[Description of the task] Set the listing down again in full, word for word, with the pictures left out.

[Data segment]
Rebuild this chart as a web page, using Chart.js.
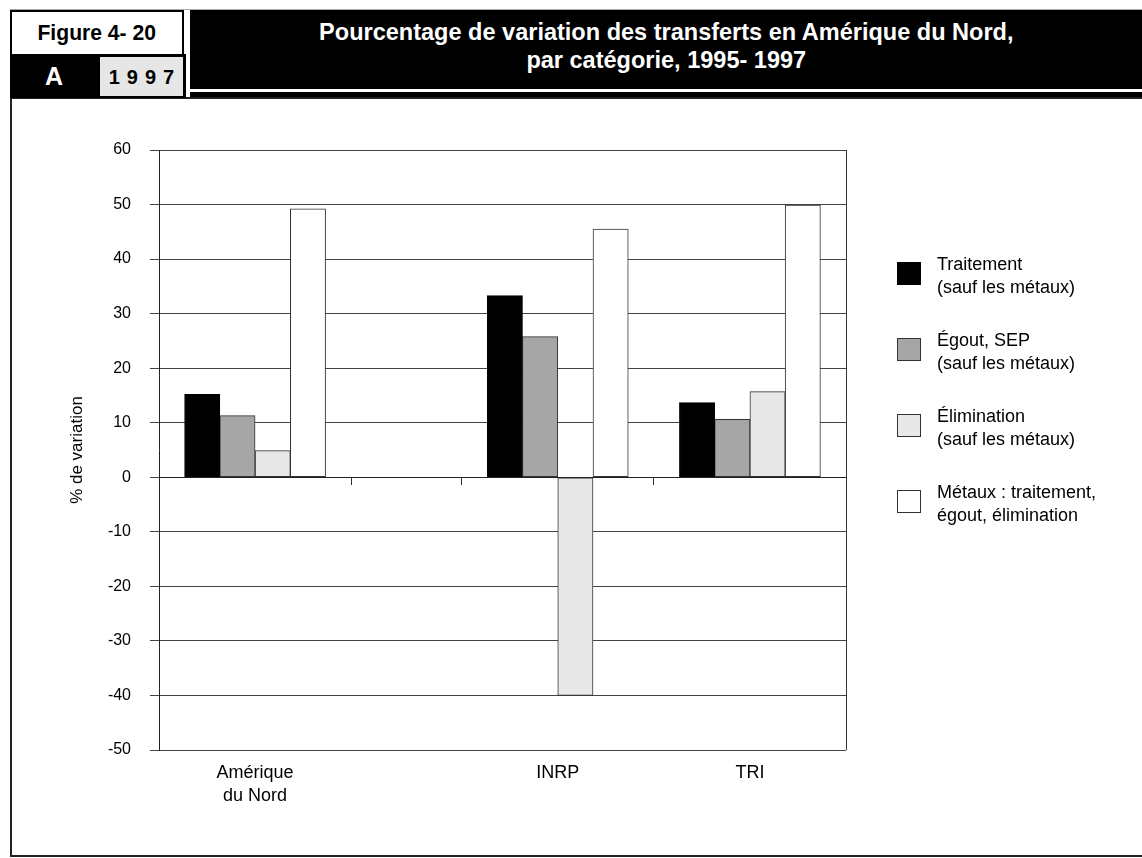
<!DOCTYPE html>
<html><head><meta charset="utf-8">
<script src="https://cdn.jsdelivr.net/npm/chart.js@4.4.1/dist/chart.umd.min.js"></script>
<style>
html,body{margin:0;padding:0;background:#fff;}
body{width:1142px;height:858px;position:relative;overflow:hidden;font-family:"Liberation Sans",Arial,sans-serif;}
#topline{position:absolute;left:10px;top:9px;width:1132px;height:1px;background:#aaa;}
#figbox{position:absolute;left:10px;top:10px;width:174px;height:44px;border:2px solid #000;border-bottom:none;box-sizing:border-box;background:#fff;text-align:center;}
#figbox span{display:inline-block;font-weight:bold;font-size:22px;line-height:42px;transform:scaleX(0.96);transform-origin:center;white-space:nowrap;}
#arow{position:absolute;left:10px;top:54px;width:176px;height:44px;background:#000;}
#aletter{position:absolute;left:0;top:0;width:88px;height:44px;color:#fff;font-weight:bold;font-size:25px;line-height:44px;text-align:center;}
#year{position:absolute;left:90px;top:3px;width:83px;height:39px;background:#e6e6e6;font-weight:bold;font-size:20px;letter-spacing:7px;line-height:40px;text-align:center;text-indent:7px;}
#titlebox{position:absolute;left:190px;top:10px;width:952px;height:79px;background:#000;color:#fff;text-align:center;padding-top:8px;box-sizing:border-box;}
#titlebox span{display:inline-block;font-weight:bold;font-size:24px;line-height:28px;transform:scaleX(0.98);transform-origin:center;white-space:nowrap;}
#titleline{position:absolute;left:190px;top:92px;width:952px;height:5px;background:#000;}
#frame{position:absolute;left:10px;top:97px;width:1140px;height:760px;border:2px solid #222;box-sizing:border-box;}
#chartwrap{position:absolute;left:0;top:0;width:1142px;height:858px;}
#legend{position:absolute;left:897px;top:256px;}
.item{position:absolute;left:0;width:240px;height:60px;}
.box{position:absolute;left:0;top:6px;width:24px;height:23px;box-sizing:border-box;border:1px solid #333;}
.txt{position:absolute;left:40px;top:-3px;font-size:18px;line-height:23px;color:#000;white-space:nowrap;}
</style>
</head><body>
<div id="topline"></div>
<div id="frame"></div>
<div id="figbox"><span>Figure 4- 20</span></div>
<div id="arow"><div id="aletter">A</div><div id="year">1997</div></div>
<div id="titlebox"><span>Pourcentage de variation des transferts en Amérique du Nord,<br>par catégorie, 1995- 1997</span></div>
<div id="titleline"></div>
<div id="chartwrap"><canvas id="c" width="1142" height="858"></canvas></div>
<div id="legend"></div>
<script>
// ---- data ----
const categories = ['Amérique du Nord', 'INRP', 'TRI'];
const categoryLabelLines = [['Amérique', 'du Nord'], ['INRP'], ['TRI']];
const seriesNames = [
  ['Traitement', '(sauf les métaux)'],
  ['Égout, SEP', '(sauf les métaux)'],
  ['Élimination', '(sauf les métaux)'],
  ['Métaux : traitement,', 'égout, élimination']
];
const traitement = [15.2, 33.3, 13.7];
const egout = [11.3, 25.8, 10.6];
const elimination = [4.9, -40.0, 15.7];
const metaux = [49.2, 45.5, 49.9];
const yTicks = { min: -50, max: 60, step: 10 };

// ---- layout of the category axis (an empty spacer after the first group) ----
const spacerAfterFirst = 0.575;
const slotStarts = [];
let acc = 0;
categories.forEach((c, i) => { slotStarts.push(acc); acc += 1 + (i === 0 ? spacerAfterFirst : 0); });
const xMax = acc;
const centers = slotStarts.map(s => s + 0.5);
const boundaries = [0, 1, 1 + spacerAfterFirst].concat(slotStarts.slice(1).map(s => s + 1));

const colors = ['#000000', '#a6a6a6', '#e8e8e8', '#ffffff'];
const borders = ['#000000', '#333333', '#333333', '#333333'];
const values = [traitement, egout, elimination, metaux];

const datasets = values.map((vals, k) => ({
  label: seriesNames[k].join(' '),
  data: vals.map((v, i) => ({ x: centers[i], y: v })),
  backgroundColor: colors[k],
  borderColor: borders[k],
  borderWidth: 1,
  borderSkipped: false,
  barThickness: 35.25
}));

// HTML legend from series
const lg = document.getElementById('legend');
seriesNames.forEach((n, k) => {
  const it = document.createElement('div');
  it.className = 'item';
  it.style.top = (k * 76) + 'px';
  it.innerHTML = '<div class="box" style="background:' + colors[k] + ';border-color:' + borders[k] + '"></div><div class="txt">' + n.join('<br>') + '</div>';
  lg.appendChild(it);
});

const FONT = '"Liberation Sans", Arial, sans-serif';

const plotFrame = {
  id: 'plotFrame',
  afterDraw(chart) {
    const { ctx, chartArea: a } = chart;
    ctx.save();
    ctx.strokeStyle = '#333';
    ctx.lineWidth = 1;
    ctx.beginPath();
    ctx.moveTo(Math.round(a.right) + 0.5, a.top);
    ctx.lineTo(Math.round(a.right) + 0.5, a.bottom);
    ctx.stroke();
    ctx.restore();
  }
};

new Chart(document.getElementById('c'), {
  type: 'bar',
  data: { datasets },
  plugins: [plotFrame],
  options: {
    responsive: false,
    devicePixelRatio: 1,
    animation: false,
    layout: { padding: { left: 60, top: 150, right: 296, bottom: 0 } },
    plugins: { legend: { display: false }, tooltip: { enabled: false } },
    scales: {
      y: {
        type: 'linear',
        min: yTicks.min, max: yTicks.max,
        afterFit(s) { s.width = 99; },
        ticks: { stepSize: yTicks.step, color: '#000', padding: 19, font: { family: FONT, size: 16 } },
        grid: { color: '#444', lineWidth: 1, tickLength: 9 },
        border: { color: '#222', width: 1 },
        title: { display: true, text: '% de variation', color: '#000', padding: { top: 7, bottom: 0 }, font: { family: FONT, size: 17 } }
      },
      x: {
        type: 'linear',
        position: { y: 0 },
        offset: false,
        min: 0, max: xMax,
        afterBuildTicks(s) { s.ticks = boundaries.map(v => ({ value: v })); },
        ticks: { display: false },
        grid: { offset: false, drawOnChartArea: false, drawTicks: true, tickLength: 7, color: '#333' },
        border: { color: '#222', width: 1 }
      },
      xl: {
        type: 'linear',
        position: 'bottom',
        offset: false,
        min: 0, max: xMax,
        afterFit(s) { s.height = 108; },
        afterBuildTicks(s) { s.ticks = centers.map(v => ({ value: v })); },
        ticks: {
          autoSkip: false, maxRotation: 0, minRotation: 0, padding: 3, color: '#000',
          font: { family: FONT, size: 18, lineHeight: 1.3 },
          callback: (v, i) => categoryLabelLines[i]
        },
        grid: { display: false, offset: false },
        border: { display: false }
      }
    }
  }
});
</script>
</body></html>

[Response to the exercise]
Rebuild this chart as a web page, using Chart.js.
<!DOCTYPE html>
<html><head><meta charset="utf-8">
<script src="https://cdn.jsdelivr.net/npm/chart.js@4.4.1/dist/chart.umd.min.js"></script>
<style>
html,body{margin:0;padding:0;background:#fff;}
body{width:1142px;height:858px;position:relative;overflow:hidden;font-family:"Liberation Sans",Arial,sans-serif;}
#topline{position:absolute;left:10px;top:9px;width:1132px;height:1px;background:#aaa;}
#figbox{position:absolute;left:10px;top:10px;width:174px;height:44px;border:2px solid #000;border-bottom:none;box-sizing:border-box;background:#fff;text-align:center;}
#figbox span{display:inline-block;font-weight:bold;font-size:22px;line-height:42px;transform:scaleX(0.96);transform-origin:center;white-space:nowrap;}
#arow{position:absolute;left:10px;top:54px;width:176px;height:44px;background:#000;}
#aletter{position:absolute;left:0;top:0;width:88px;height:44px;color:#fff;font-weight:bold;font-size:25px;line-height:44px;text-align:center;}
#year{position:absolute;left:90px;top:3px;width:83px;height:39px;background:#e6e6e6;font-weight:bold;font-size:20px;letter-spacing:7px;line-height:40px;text-align:center;text-indent:7px;}
#titlebox{position:absolute;left:190px;top:10px;width:952px;height:79px;background:#000;color:#fff;text-align:center;padding-top:8px;box-sizing:border-box;}
#titlebox span{display:inline-block;font-weight:bold;font-size:24px;line-height:28px;transform:scaleX(0.98);transform-origin:center;white-space:nowrap;}
#titleline{position:absolute;left:190px;top:92px;width:952px;height:5px;background:#000;}
#frame{position:absolute;left:10px;top:97px;width:1140px;height:760px;border:2px solid #222;box-sizing:border-box;}
#chartwrap{position:absolute;left:0;top:0;width:1142px;height:858px;}
#legend{position:absolute;left:897px;top:256px;}
.item{position:absolute;left:0;width:240px;height:60px;}
.box{position:absolute;left:0;top:6px;width:24px;height:23px;box-sizing:border-box;border:1px solid #333;}
.txt{position:absolute;left:40px;top:-3px;font-size:18px;line-height:23px;color:#000;white-space:nowrap;}
</style>
</head><body>
<div id="topline"></div>
<div id="frame"></div>
<div id="figbox"><span>Figure 4- 20</span></div>
<div id="arow"><div id="aletter">A</div><div id="year">1997</div></div>
<div id="titlebox"><span>Pourcentage de variation des transferts en Amérique du Nord,<br>par catégorie, 1995- 1997</span></div>
<div id="titleline"></div>
<div id="chartwrap"><canvas id="c" width="1142" height="858"></canvas></div>
<div id="legend"></div>
<script>
// ---- data ----
const categories = ['Amérique du Nord', 'INRP', 'TRI'];
const categoryLabelLines = [['Amérique', 'du Nord'], ['INRP'], ['TRI']];
const seriesNames = [
  ['Traitement', '(sauf les métaux)'],
  ['Égout, SEP', '(sauf les métaux)'],
  ['Élimination', '(sauf les métaux)'],
  ['Métaux : traitement,', 'égout, élimination']
];
const traitement = [15.2, 33.3, 13.7];
const egout = [11.3, 25.8, 10.6];
const elimination = [4.9, -40.0, 15.7];
const metaux = [49.2, 45.5, 49.9];
const yTicks = { min: -50, max: 60, step: 10 };

// ---- layout of the category axis (an empty spacer after the first group) ----
const spacerAfterFirst = 0.575;
const slotStarts = [];
let acc = 0;
categories.forEach((c, i) => { slotStarts.push(acc); acc += 1 + (i === 0 ? spacerAfterFirst : 0); });
const xMax = acc;
const centers = slotStarts.map(s => s + 0.5);
const boundaries = [0, 1, 1 + spacerAfterFirst].concat(slotStarts.slice(1).map(s => s + 1));

const colors = ['#000000', '#a6a6a6', '#e8e8e8', '#ffffff'];
const borders = ['#000000', '#333333', '#333333', '#333333'];
const values = [traitement, egout, elimination, metaux];

const datasets = values.map((vals, k) => ({
  label: seriesNames[k].join(' '),
  data: vals.map((v, i) => ({ x: centers[i], y: v })),
  backgroundColor: colors[k],
  borderColor: borders[k],
  borderWidth: 1,
  borderSkipped: false,
  barThickness: 35.25
}));

// HTML legend from series
const lg = document.getElementById('legend');
seriesNames.forEach((n, k) => {
  const it = document.createElement('div');
  it.className = 'item';
  it.style.top = (k * 76) + 'px';
  it.innerHTML = '<div class="box" style="background:' + colors[k] + ';border-color:' + borders[k] + '"></div><div class="txt">' + n.join('<br>') + '</div>';
  lg.appendChild(it);
});

const FONT = '"Liberation Sans", Arial, sans-serif';

const plotFrame = {
  id: 'plotFrame',
  afterDraw(chart) {
    const { ctx, chartArea: a } = chart;
    ctx.save();
    ctx.strokeStyle = '#333';
    ctx.lineWidth = 1;
    ctx.beginPath();
    ctx.moveTo(Math.round(a.right) + 0.5, a.top);
    ctx.lineTo(Math.round(a.right) + 0.5, a.bottom);
    ctx.stroke();
    ctx.restore();
  }
};

new Chart(document.getElementById('c'), {
  type: 'bar',
  data: { datasets },
  plugins: [plotFrame],
  options: {
    responsive: false,
    devicePixelRatio: 1,
    animation: false,
    layout: { padding: { left: 60, top: 150, right: 296, bottom: 0 } },
    plugins: { legend: { display: false }, tooltip: { enabled: false } },
    scales: {
      y: {
        type: 'linear',
        min: yTicks.min, max: yTicks.max,
        afterFit(s) { s.width = 99; },
        ticks: { stepSize: yTicks.step, color: '#000', padding: 19, font: { family: FONT, size: 16 } },
        grid: { color: '#444', lineWidth: 1, tickLength: 9 },
        border: { color: '#222', width: 1 },
        title: { display: true, text: '% de variation', color: '#000', padding: { top: 7, bottom: 0 }, font: { family: FONT, size: 17 } }
      },
      x: {
        type: 'linear',
        position: { y: 0 },
        offset: false,
        min: 0, max: xMax,
        afterBuildTicks(s) { s.ticks = boundaries.map(v => ({ value: v })); },
        ticks: { display: false },
        grid: { offset: false, drawOnChartArea: false, drawTicks: true, tickLength: 7, color: '#333' },
        border: { color: '#222', width: 1 }
      },
      xl: {
        type: 'linear',
        position: 'bottom',
        offset: false,
        min: 0, max: xMax,
        afterFit(s) { s.height = 108; },
        afterBuildTicks(s) { s.ticks = centers.map(v => ({ value: v })); },
        ticks: {
          autoSkip: false, maxRotation: 0, minRotation: 0, padding: 3, color: '#000',
          font: { family: FONT, size: 18, lineHeight: 1.3 },
          callback: (v, i) => categoryLabelLines[i]
        },
        grid: { display: false, offset: false },
        border: { display: false }
      }
    }
  }
});
</script>
</body></html>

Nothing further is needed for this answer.